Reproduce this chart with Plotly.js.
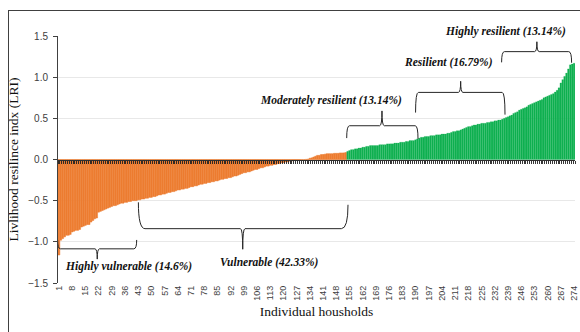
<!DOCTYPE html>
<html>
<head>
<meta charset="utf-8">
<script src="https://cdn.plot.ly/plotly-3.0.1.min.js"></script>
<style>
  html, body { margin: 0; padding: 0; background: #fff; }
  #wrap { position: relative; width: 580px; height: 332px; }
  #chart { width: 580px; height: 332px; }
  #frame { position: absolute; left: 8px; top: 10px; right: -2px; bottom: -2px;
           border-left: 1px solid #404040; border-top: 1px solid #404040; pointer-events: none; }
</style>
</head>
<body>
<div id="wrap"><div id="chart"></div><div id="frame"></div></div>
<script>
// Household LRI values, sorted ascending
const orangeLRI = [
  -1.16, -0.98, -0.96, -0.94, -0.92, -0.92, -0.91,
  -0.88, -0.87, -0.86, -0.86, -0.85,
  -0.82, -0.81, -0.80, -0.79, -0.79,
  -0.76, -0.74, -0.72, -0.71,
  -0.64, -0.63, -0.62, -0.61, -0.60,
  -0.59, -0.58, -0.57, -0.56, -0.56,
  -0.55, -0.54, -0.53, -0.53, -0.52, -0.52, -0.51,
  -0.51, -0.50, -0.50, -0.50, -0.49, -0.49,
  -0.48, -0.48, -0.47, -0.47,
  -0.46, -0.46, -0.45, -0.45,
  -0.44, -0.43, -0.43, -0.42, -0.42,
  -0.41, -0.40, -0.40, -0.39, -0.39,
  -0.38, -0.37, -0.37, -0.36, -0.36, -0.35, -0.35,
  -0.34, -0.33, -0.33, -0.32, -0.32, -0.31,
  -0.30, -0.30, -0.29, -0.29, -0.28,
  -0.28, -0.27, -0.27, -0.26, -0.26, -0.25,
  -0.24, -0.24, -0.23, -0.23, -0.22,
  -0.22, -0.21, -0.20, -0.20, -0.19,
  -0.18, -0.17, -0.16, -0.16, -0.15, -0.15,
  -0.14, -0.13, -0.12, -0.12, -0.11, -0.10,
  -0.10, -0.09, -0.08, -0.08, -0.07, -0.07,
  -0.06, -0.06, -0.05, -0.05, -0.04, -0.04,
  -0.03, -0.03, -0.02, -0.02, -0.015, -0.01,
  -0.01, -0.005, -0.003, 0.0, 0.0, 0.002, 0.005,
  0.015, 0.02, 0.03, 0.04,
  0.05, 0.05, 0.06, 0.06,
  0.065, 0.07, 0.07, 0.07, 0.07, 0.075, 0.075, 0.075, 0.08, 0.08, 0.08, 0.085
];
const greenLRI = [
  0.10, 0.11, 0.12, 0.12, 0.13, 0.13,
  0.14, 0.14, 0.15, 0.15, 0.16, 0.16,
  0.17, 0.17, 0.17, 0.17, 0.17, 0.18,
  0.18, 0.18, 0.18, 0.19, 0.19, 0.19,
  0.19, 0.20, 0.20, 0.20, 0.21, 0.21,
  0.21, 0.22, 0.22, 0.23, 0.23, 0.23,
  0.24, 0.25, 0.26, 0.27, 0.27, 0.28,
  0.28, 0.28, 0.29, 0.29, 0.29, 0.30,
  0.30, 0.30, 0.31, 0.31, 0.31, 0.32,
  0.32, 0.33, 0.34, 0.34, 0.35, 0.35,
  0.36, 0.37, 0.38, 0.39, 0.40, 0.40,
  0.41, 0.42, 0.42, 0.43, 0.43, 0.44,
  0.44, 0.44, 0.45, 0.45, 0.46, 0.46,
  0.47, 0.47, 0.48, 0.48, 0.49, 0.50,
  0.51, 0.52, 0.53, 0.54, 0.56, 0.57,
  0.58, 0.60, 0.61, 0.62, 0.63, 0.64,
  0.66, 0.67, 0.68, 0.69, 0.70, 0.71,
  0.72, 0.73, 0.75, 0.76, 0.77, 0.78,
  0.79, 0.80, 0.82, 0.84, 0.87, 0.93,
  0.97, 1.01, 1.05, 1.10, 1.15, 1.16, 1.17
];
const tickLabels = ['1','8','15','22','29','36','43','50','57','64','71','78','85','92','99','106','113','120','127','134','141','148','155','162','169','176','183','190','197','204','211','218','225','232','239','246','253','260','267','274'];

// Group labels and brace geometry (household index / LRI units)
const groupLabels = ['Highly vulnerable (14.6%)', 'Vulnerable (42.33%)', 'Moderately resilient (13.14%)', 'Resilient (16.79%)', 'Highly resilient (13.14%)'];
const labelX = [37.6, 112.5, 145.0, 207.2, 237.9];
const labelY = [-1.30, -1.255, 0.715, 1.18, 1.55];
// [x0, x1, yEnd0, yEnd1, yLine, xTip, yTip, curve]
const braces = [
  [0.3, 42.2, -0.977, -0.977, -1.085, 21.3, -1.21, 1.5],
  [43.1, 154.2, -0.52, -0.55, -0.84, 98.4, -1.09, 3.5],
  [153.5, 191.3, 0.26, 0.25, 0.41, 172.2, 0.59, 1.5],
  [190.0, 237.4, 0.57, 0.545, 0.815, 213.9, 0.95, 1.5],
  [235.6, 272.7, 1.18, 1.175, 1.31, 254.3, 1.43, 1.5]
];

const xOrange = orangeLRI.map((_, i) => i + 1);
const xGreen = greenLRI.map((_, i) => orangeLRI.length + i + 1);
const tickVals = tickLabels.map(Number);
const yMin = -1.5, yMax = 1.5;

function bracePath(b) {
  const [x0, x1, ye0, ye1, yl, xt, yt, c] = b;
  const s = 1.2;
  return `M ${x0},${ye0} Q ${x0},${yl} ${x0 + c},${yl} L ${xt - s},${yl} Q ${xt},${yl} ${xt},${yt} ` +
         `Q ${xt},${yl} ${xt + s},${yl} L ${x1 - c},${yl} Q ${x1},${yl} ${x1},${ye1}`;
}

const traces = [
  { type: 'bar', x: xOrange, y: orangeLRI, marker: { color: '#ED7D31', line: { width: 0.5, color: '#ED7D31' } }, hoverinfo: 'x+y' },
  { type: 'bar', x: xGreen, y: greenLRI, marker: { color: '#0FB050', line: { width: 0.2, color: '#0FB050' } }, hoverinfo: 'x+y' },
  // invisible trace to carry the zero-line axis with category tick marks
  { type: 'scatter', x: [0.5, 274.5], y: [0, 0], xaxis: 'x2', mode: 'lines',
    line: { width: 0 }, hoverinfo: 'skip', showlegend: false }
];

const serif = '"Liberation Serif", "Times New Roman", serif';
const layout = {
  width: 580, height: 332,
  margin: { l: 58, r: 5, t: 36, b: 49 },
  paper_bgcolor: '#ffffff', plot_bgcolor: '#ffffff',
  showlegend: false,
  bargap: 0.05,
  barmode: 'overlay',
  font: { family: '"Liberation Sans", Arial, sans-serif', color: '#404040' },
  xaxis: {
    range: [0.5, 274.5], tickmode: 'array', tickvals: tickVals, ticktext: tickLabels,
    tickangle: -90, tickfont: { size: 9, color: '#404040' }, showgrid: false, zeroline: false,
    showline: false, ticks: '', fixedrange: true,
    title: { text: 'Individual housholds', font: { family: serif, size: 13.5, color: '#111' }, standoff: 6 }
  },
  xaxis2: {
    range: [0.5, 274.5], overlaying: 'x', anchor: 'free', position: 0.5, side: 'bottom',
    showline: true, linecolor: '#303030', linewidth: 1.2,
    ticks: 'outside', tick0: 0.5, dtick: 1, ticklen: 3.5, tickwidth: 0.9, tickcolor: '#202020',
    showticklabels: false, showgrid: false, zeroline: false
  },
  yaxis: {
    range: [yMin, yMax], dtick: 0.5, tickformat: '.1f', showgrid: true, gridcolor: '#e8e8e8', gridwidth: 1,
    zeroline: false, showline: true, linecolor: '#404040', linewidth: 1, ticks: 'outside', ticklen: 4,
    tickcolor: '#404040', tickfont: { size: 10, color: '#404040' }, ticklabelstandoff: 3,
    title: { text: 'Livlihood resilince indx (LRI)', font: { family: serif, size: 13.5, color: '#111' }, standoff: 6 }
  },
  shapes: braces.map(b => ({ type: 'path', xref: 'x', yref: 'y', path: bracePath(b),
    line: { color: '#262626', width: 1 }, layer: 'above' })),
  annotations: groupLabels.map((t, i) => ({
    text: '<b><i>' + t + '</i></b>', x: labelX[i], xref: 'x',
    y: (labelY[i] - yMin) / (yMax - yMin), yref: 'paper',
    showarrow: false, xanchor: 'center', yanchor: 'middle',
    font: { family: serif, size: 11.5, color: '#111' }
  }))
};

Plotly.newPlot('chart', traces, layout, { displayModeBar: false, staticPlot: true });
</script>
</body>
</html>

- TASK OBJECTIVE -
Pull out every line above that holds the word "with".

- THE OUTPUT -
Reproduce this chart with Plotly.js.
  // invisible trace to carry the zero-line axis with category tick marks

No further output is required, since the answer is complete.